WHAT NEEDS TO BE DONE: Repeat the lines below exactly as written, please, from the line with "Rebuild this chart" to the line with "const annotationRange = [11, 84];", both lines included, and no others.

** begin MATERIAL TO PROCESS **

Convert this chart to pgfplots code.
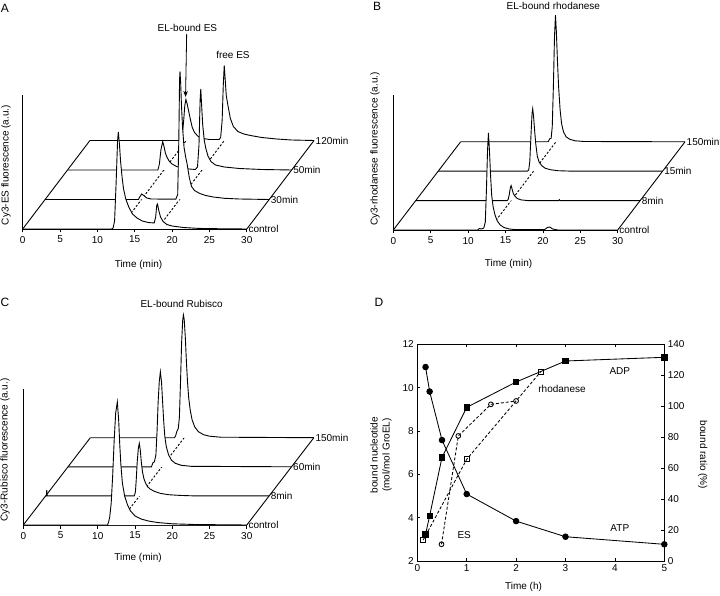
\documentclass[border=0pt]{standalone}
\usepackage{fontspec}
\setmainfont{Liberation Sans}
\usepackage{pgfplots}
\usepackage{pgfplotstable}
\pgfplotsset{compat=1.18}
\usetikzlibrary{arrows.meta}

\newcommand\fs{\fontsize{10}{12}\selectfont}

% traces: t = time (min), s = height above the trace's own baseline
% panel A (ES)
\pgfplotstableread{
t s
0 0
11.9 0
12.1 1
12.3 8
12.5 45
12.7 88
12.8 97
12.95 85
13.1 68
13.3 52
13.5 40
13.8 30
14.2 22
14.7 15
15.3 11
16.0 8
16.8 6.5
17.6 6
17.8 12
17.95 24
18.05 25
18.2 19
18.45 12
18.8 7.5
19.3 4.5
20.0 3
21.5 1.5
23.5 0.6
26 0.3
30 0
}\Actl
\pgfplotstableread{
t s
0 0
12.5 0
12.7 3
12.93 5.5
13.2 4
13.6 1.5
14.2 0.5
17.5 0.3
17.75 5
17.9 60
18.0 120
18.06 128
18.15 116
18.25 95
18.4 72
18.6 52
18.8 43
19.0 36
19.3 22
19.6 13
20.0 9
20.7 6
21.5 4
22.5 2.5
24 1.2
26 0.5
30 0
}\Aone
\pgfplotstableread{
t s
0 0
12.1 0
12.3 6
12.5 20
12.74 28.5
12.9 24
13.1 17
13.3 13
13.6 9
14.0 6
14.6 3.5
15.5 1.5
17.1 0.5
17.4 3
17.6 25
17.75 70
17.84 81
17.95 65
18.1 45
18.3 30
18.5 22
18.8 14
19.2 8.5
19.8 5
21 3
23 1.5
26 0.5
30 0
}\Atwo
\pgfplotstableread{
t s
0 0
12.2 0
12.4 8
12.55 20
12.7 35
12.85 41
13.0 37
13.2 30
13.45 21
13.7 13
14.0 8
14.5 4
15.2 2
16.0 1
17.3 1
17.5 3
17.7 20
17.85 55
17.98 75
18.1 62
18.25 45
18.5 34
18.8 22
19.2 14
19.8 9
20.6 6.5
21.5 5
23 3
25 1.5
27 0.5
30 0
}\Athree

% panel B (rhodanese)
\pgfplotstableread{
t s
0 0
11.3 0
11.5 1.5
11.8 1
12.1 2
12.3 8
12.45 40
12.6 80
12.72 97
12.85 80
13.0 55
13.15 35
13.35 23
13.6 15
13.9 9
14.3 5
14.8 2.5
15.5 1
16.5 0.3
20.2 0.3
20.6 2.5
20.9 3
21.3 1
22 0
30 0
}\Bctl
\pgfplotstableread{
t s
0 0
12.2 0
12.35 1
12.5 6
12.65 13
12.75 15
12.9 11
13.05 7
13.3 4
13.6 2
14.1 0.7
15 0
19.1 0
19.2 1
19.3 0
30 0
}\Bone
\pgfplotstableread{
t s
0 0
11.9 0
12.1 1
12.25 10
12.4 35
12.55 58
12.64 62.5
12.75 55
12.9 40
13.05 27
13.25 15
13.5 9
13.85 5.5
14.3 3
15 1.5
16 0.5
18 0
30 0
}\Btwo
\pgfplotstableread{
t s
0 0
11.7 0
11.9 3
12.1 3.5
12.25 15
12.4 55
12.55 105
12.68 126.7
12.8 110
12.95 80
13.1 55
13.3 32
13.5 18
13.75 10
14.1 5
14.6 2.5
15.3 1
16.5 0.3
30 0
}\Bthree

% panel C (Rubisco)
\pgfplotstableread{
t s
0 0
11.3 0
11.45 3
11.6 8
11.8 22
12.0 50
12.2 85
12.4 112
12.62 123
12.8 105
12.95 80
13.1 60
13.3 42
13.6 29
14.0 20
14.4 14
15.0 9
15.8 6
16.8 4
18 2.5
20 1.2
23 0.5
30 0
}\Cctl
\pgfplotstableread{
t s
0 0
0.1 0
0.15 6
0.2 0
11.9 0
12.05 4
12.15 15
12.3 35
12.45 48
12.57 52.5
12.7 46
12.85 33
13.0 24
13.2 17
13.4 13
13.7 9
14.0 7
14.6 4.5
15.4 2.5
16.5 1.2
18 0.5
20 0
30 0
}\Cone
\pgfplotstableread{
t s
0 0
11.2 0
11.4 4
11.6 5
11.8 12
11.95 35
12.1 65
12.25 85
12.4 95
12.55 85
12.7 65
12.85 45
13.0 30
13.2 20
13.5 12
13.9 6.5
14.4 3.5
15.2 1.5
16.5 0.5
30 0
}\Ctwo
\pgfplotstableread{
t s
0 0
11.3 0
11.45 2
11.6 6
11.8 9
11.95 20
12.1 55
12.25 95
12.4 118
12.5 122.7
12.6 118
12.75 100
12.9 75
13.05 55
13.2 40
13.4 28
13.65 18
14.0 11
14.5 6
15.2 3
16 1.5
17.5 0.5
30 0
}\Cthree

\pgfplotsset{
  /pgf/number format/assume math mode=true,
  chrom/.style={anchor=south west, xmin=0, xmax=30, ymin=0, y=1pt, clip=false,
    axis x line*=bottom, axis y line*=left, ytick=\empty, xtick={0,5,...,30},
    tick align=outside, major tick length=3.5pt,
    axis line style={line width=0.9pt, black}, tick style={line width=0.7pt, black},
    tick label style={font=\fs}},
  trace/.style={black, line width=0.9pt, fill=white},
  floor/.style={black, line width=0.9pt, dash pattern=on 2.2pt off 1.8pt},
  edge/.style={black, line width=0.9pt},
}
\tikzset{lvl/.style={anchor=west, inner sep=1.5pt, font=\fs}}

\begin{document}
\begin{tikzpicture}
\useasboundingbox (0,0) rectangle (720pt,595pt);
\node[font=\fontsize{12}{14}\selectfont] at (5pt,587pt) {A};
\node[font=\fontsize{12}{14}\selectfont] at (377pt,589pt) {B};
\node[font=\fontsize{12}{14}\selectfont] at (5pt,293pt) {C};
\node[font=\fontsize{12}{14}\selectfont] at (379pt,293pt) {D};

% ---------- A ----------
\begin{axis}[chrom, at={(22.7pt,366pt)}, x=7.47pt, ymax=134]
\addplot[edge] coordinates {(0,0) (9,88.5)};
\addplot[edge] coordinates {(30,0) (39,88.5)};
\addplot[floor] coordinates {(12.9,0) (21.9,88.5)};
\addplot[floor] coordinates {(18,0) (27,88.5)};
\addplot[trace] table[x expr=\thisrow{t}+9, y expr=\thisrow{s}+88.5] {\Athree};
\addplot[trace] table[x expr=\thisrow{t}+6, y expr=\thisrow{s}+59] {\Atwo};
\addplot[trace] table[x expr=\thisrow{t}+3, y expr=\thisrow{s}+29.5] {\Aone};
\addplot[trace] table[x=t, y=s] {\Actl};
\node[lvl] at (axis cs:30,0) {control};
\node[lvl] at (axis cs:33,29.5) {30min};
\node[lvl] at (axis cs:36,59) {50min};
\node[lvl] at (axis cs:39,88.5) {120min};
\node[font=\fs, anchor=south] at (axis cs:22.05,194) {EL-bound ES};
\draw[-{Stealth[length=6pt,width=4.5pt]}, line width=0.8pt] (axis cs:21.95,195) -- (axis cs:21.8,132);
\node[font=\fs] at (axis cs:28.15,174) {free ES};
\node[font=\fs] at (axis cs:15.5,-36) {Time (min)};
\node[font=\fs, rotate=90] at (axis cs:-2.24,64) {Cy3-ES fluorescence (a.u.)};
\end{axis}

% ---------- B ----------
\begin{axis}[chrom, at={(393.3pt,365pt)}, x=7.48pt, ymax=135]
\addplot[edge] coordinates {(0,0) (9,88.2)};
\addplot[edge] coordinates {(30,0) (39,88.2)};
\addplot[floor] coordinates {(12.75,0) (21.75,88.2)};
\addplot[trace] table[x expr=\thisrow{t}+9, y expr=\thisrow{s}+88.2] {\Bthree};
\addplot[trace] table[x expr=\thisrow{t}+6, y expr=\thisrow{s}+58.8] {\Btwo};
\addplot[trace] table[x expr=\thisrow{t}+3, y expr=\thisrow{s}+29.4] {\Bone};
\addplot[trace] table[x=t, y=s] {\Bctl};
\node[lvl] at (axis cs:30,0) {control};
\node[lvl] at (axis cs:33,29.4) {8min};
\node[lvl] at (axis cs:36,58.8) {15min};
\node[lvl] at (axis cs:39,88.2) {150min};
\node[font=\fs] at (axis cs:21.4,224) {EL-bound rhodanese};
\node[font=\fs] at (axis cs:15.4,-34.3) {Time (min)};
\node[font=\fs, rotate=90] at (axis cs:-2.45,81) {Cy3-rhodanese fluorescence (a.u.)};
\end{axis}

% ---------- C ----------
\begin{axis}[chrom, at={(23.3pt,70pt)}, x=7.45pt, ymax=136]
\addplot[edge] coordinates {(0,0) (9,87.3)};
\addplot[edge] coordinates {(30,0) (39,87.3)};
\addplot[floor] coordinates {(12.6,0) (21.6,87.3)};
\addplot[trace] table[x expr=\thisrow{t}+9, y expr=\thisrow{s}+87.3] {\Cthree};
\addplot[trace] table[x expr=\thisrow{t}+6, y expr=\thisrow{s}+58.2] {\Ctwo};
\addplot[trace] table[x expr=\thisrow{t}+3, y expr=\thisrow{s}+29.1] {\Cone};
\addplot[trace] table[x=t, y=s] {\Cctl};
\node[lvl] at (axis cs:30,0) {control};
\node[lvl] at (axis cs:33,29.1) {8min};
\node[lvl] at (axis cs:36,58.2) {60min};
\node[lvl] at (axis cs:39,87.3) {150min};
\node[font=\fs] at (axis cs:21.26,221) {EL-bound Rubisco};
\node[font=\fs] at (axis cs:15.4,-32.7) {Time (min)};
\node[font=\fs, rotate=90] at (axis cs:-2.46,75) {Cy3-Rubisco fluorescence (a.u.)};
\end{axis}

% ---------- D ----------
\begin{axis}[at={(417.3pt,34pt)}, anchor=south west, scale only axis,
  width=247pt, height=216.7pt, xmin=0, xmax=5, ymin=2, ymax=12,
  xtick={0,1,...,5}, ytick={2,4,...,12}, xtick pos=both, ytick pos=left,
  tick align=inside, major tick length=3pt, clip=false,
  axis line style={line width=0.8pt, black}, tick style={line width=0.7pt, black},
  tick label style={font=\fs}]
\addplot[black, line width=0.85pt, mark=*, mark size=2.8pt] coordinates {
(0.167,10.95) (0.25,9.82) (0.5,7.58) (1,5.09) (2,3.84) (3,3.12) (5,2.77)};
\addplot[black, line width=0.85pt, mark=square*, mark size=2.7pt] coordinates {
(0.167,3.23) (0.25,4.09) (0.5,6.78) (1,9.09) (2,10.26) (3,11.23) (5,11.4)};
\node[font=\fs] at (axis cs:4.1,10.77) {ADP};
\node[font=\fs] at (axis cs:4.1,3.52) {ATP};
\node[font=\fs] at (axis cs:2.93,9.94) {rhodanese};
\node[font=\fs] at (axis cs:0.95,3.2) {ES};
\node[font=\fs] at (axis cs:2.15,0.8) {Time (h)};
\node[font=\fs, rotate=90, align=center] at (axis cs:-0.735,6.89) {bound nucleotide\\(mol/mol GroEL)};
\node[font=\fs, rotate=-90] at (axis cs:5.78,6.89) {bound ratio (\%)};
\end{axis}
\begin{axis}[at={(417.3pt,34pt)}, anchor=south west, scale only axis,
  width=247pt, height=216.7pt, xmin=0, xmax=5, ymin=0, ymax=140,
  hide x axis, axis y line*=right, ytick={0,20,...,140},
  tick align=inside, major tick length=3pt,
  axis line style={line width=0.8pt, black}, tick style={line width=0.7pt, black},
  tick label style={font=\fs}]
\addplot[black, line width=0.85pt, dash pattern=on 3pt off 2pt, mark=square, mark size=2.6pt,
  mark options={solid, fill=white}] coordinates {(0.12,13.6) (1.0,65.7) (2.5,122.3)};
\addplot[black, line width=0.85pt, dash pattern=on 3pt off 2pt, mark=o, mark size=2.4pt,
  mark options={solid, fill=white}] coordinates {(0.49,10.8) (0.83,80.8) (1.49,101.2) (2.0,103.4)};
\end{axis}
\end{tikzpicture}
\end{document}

** end MATERIAL TO PROCESS **
** begin MATERIAL TO PROCESS **

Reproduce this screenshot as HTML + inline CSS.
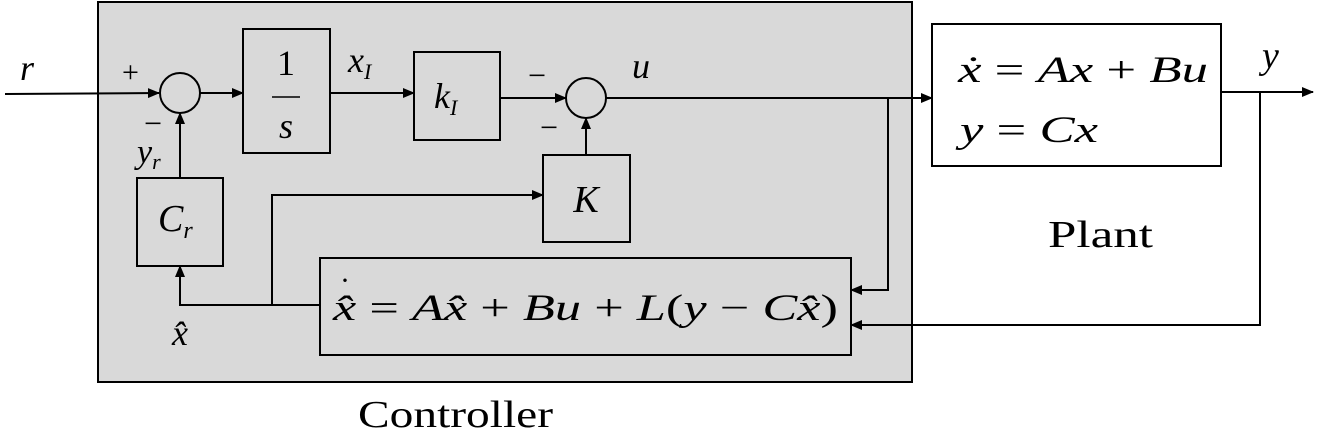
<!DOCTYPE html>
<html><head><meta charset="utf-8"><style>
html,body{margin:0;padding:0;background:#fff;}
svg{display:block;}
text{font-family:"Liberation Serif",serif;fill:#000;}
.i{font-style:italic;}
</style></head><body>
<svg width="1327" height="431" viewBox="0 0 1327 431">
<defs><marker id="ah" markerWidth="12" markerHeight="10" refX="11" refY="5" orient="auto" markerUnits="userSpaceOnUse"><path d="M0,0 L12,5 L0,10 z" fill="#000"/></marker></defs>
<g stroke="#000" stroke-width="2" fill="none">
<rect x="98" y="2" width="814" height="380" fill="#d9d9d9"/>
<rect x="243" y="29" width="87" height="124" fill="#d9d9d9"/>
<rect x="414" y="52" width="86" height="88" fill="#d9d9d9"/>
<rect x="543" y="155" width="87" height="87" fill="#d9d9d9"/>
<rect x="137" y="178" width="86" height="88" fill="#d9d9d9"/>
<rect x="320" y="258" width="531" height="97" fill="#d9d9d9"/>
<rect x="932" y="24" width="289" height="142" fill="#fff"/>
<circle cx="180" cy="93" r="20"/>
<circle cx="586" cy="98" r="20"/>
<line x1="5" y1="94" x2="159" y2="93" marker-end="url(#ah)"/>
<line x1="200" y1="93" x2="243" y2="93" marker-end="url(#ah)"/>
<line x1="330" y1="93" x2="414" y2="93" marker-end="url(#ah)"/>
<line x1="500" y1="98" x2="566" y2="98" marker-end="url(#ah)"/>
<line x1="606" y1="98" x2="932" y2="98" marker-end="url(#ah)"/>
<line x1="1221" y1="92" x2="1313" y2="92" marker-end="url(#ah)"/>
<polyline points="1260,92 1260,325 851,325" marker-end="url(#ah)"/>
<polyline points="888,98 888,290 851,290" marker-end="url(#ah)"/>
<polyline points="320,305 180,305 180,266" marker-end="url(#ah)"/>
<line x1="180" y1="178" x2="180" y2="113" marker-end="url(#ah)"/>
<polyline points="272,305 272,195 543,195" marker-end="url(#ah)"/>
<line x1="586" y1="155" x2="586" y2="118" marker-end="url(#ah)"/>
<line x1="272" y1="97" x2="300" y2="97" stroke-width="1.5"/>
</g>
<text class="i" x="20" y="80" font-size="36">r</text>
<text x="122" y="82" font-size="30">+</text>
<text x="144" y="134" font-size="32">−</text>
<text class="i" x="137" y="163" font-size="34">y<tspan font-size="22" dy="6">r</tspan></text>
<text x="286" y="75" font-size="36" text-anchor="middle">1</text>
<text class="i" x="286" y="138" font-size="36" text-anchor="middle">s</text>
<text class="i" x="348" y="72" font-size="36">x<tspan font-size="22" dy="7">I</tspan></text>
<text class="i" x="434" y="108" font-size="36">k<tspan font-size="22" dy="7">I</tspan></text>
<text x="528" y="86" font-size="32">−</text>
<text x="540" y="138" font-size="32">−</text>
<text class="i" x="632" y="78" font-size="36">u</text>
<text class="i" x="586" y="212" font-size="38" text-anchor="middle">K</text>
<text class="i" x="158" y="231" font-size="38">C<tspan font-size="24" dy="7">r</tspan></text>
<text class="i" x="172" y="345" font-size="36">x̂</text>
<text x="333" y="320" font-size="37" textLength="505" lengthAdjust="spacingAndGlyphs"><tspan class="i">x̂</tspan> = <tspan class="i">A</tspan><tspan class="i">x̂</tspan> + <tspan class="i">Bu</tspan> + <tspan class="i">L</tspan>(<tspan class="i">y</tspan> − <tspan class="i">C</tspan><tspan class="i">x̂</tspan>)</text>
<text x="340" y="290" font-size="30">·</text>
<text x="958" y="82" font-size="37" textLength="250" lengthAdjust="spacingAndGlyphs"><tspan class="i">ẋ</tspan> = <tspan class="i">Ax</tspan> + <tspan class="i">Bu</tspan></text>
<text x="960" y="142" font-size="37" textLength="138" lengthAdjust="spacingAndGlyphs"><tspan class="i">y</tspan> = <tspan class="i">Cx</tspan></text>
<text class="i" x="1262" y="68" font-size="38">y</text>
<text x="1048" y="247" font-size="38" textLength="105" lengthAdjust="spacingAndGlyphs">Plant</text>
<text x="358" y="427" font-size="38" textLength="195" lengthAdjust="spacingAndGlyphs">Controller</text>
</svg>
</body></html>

** end MATERIAL TO PROCESS **
** begin MATERIAL TO PROCESS **

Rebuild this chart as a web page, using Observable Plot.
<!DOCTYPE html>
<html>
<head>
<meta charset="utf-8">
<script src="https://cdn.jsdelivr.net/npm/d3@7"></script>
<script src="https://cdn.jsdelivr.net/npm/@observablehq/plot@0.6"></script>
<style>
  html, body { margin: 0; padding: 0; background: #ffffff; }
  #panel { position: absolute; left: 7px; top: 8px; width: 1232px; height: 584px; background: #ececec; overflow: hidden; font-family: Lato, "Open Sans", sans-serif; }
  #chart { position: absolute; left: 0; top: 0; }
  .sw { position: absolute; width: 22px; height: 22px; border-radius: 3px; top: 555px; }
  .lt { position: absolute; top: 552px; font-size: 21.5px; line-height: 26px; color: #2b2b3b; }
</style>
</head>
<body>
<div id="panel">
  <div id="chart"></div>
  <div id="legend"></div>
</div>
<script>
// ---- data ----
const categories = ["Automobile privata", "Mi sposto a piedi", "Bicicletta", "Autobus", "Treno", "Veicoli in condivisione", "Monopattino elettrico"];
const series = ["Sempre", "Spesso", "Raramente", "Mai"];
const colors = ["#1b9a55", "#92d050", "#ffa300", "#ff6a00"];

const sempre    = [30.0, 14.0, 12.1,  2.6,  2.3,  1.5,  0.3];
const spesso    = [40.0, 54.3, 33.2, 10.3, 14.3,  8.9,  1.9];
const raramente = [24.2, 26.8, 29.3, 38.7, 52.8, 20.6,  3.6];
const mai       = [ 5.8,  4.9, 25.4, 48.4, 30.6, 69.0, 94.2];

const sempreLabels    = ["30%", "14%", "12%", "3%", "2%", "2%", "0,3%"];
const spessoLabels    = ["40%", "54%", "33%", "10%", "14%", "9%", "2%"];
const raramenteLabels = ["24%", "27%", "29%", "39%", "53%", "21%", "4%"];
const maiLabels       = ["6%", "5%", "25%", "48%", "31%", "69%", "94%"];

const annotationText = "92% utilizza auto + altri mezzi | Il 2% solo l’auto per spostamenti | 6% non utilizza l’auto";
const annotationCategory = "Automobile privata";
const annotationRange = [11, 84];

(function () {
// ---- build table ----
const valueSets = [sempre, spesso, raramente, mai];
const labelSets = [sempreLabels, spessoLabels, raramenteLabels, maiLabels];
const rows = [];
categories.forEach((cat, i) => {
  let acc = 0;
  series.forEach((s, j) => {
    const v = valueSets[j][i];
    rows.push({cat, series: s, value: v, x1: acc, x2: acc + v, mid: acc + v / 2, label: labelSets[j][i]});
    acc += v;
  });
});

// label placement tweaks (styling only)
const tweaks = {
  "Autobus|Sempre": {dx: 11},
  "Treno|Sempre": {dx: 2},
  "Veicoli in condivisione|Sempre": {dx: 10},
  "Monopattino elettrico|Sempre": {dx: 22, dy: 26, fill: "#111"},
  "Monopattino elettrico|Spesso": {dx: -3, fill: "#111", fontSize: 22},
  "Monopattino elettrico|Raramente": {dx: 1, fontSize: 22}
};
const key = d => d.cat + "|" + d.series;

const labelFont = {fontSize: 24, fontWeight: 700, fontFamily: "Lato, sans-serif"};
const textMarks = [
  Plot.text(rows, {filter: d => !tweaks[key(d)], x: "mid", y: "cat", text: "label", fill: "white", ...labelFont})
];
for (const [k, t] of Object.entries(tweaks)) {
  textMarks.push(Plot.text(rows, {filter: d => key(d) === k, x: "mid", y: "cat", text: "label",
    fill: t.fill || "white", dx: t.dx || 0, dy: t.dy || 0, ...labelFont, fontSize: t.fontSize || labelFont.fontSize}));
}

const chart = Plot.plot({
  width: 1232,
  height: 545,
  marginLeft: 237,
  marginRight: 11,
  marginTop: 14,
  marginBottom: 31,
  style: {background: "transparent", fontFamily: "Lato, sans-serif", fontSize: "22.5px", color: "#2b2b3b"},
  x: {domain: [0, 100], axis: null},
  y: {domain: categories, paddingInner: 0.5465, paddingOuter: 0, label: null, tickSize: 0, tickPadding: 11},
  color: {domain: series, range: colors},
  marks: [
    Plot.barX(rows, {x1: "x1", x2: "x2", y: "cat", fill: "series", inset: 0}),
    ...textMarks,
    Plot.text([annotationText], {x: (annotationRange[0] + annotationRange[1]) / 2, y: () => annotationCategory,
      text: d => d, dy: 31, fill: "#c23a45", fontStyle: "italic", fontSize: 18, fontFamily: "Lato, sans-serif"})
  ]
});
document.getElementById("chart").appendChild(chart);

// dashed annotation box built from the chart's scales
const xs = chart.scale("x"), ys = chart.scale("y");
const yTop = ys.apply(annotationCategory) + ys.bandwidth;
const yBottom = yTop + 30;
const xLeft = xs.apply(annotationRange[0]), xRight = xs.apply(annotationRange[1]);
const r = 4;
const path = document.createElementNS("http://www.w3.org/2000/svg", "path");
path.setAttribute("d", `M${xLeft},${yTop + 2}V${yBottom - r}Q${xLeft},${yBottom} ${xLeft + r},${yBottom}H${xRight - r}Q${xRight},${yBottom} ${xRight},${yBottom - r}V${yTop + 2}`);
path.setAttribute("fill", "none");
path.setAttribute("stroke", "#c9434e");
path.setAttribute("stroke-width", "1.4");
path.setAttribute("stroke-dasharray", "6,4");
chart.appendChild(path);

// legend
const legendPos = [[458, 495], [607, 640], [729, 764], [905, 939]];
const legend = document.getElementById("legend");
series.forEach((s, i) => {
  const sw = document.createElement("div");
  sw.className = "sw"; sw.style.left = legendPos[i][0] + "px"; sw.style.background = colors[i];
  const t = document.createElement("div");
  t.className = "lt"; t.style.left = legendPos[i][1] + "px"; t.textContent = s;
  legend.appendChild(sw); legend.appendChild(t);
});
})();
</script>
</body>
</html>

** end MATERIAL TO PROCESS **

FULL SOLUTION:
Rebuild this chart as a web page, using Observable Plot.
<!DOCTYPE html>
<html>
<head>
<meta charset="utf-8">
<script src="https://cdn.jsdelivr.net/npm/d3@7"></script>
<script src="https://cdn.jsdelivr.net/npm/@observablehq/plot@0.6"></script>
<style>
  html, body { margin: 0; padding: 0; background: #ffffff; }
  #panel { position: absolute; left: 7px; top: 8px; width: 1232px; height: 584px; background: #ececec; overflow: hidden; font-family: Lato, "Open Sans", sans-serif; }
  #chart { position: absolute; left: 0; top: 0; }
  .sw { position: absolute; width: 22px; height: 22px; border-radius: 3px; top: 555px; }
  .lt { position: absolute; top: 552px; font-size: 21.5px; line-height: 26px; color: #2b2b3b; }
</style>
</head>
<body>
<div id="panel">
  <div id="chart"></div>
  <div id="legend"></div>
</div>
<script>
// ---- data ----
const categories = ["Automobile privata", "Mi sposto a piedi", "Bicicletta", "Autobus", "Treno", "Veicoli in condivisione", "Monopattino elettrico"];
const series = ["Sempre", "Spesso", "Raramente", "Mai"];
const colors = ["#1b9a55", "#92d050", "#ffa300", "#ff6a00"];

const sempre    = [30.0, 14.0, 12.1,  2.6,  2.3,  1.5,  0.3];
const spesso    = [40.0, 54.3, 33.2, 10.3, 14.3,  8.9,  1.9];
const raramente = [24.2, 26.8, 29.3, 38.7, 52.8, 20.6,  3.6];
const mai       = [ 5.8,  4.9, 25.4, 48.4, 30.6, 69.0, 94.2];

const sempreLabels    = ["30%", "14%", "12%", "3%", "2%", "2%", "0,3%"];
const spessoLabels    = ["40%", "54%", "33%", "10%", "14%", "9%", "2%"];
const raramenteLabels = ["24%", "27%", "29%", "39%", "53%", "21%", "4%"];
const maiLabels       = ["6%", "5%", "25%", "48%", "31%", "69%", "94%"];

const annotationText = "92% utilizza auto + altri mezzi | Il 2% solo l’auto per spostamenti | 6% non utilizza l’auto";
const annotationCategory = "Automobile privata";
const annotationRange = [11, 84];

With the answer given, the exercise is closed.